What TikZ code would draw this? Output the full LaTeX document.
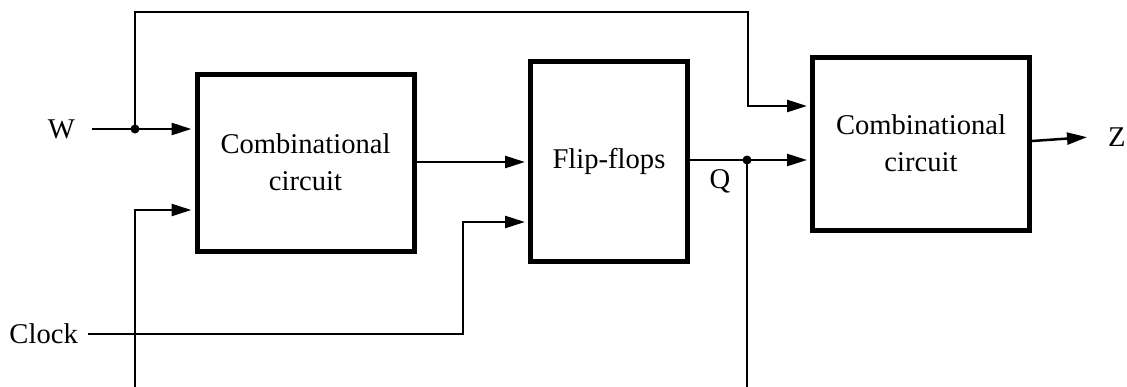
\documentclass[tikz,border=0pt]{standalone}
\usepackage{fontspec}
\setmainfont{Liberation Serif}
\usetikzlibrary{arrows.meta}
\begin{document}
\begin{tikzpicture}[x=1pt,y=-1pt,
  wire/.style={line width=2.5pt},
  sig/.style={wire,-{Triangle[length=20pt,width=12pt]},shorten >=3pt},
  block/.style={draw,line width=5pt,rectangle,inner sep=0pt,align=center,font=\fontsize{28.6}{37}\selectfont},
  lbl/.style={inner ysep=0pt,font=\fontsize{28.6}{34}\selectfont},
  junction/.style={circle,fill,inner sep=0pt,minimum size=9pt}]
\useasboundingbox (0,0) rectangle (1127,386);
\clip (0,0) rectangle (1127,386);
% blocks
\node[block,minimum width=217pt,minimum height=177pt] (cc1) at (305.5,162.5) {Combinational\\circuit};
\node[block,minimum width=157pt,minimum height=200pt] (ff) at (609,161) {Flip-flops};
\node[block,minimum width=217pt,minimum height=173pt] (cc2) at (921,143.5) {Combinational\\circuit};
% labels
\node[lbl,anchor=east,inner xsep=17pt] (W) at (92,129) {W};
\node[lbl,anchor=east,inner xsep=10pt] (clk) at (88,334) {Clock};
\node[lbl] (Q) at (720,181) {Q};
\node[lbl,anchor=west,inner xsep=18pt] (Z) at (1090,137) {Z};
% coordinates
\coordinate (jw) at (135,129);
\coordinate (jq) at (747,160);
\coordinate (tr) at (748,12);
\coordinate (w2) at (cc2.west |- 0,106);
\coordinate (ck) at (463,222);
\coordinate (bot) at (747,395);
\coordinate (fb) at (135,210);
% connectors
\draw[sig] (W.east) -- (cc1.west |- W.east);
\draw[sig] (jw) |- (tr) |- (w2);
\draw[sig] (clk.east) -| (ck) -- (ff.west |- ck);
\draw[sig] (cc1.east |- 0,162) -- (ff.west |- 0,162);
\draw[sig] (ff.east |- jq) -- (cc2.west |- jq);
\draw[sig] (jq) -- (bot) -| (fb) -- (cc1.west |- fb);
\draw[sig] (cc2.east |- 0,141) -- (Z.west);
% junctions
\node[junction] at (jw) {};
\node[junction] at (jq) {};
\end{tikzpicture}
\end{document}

--

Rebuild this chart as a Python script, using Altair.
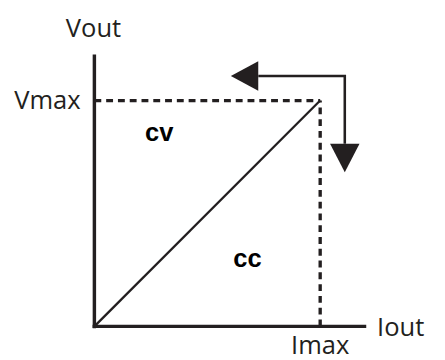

...

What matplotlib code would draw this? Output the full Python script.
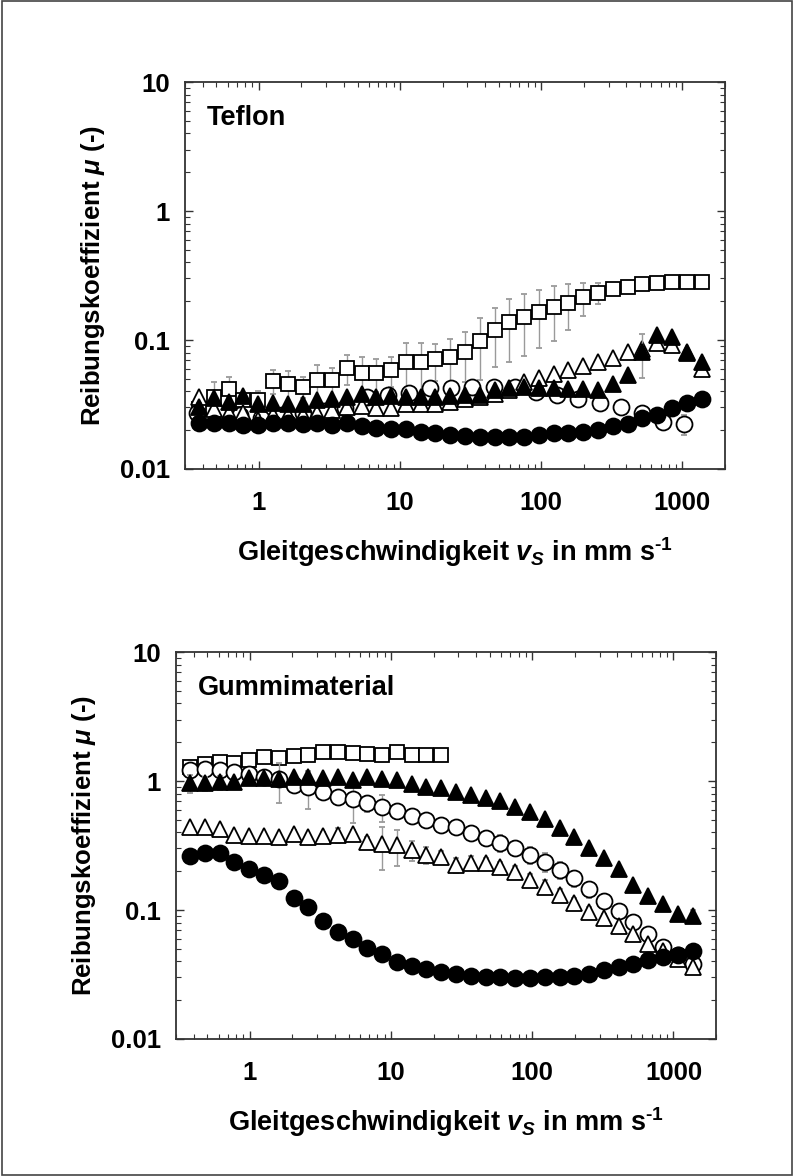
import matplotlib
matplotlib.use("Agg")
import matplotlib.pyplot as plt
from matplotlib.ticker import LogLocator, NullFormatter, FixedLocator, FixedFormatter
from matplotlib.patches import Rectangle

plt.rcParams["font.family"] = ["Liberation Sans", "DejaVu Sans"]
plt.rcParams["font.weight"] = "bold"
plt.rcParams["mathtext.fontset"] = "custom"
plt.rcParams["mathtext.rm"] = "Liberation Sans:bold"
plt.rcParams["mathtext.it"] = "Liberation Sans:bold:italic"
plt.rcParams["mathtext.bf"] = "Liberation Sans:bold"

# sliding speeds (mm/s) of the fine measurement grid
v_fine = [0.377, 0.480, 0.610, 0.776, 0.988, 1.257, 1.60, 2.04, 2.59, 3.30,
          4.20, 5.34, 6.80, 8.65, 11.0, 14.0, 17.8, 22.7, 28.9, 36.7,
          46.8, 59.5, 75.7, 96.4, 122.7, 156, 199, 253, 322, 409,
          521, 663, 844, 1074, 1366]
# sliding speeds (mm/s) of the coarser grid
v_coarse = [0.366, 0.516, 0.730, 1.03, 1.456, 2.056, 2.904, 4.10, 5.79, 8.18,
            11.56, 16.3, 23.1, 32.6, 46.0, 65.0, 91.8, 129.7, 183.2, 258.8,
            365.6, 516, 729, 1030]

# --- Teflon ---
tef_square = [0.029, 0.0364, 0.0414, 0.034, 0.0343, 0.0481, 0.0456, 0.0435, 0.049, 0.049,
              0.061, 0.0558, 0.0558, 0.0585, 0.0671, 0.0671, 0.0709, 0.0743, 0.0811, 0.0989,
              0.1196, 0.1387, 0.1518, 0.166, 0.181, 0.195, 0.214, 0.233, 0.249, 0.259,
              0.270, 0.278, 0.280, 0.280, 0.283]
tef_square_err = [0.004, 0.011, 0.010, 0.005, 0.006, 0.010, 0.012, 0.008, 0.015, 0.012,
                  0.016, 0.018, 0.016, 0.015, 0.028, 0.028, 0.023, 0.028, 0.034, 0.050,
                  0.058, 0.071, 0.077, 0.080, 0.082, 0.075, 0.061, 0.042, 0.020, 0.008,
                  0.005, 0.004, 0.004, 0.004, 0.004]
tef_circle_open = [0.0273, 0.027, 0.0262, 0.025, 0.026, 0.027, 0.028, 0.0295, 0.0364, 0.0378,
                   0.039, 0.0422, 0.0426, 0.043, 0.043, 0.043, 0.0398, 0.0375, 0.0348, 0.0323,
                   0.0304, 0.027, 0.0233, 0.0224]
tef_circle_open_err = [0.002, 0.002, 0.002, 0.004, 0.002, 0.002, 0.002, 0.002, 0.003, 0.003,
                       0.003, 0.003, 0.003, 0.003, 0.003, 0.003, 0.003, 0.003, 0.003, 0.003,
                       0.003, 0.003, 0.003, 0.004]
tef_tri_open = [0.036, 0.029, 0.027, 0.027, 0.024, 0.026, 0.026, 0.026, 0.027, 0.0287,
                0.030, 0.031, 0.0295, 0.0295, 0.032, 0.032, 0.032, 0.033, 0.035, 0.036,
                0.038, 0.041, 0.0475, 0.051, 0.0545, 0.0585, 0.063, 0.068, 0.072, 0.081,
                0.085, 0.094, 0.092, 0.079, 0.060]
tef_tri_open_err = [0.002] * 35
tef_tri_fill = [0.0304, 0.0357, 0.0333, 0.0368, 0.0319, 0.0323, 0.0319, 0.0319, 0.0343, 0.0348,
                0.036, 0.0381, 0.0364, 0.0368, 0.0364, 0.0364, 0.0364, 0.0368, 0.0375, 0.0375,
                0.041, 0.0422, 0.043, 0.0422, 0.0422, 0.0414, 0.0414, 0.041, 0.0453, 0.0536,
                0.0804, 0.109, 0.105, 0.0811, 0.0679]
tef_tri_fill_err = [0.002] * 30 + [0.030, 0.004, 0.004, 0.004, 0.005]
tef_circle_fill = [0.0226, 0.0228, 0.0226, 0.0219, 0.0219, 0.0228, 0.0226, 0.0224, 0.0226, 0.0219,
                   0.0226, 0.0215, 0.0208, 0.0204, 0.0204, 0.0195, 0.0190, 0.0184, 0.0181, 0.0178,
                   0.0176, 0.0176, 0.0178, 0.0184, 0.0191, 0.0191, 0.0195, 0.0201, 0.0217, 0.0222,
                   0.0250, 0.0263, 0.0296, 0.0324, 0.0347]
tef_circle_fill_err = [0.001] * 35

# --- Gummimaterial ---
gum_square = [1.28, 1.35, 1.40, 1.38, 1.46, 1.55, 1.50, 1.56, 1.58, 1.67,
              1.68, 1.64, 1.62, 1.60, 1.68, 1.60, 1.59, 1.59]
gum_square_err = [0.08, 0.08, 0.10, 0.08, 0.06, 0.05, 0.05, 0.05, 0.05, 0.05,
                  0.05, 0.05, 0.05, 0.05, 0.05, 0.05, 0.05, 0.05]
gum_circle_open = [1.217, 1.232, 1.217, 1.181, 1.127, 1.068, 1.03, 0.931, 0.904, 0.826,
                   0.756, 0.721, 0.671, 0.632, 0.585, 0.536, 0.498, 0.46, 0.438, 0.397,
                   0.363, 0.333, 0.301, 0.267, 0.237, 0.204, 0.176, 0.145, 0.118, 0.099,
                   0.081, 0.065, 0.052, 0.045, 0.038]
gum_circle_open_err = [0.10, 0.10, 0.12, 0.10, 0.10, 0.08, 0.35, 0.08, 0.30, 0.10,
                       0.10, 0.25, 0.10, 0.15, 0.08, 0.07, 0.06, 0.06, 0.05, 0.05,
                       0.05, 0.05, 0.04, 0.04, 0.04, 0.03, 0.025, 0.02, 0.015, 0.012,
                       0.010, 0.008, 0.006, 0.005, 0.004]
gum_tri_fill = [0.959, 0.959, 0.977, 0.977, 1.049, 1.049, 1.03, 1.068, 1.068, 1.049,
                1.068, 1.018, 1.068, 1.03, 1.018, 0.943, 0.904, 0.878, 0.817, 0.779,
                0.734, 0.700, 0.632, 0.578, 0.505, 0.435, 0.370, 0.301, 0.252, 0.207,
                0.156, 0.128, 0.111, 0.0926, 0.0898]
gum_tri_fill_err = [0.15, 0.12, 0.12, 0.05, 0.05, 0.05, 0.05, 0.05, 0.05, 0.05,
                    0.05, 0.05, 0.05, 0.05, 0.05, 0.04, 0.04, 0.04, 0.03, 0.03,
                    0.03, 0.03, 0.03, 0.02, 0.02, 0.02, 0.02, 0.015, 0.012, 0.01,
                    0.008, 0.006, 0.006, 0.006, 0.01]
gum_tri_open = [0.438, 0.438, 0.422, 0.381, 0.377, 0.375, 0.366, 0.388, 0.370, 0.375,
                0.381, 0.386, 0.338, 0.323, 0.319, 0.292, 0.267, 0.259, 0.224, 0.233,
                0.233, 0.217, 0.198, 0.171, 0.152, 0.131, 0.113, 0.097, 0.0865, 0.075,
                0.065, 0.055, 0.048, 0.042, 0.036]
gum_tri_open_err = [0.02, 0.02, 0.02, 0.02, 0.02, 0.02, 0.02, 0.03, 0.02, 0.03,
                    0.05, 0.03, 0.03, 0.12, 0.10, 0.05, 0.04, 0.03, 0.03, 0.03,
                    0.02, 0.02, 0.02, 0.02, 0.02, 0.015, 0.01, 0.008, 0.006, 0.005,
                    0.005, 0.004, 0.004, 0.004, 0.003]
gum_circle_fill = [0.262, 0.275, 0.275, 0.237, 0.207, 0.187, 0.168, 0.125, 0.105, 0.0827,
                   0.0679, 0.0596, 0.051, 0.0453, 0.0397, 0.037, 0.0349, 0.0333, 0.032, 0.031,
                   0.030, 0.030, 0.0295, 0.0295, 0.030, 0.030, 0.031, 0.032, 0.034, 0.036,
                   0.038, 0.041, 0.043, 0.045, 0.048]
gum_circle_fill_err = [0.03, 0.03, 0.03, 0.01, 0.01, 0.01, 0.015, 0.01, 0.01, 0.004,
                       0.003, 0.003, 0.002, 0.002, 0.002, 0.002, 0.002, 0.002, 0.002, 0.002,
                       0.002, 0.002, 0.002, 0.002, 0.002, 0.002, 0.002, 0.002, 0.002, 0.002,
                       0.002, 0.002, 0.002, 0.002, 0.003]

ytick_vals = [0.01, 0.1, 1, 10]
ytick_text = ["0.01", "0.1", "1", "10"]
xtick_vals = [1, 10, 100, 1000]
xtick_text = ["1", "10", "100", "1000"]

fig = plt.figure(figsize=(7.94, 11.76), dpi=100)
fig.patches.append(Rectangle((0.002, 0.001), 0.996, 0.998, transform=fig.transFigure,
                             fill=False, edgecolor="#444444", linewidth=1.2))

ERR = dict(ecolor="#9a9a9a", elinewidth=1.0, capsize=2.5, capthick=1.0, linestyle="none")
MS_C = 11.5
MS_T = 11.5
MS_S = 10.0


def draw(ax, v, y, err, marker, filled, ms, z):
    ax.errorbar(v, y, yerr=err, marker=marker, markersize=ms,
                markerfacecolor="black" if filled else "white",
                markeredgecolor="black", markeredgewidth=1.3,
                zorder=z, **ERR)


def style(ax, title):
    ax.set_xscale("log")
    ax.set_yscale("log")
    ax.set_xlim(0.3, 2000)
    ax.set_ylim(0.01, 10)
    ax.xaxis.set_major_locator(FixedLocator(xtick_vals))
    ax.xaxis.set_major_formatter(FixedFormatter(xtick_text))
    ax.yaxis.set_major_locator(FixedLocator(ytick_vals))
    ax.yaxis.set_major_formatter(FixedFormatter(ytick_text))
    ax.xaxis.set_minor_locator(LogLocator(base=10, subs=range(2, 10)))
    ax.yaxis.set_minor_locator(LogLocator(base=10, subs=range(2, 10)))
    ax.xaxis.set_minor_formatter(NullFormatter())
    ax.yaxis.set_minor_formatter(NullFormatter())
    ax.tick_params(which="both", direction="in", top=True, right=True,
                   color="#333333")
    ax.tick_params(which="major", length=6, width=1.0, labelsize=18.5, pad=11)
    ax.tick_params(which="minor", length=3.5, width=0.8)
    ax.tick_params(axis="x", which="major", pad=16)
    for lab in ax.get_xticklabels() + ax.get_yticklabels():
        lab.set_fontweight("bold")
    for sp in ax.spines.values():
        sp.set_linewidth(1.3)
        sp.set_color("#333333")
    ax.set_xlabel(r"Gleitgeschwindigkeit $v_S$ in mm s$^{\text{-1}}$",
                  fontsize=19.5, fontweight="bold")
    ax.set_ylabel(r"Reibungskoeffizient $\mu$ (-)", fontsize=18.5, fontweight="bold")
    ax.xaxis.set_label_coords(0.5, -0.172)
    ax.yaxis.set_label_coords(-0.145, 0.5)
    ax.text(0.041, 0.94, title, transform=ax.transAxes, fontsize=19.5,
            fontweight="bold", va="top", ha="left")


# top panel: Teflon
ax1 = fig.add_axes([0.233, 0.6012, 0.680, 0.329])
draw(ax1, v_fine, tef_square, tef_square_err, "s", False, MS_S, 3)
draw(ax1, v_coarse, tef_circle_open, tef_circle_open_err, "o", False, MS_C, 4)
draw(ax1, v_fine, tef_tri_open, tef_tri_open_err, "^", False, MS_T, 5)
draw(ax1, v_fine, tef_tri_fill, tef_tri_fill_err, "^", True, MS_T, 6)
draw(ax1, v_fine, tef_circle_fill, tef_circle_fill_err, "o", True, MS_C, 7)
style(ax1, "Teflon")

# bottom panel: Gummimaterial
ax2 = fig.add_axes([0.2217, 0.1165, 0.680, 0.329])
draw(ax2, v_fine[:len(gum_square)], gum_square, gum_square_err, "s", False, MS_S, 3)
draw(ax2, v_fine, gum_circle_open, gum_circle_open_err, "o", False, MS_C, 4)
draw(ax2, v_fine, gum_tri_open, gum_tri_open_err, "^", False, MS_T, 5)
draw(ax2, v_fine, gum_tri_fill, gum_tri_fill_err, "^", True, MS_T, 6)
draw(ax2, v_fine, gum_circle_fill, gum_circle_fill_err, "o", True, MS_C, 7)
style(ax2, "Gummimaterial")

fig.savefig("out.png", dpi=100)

REQUEST – Make an exact copy of only the lines from the one with "What matplotlib code" through the one with "from matplotlib.patches import Rectangle". Pictures don't belong in it.

ANSWER BELOW –
What matplotlib code would draw this? Output the full Python script.
import matplotlib
matplotlib.use("Agg")
import matplotlib.pyplot as plt
from matplotlib.ticker import LogLocator, NullFormatter, FixedLocator, FixedFormatter
from matplotlib.patches import Rectangle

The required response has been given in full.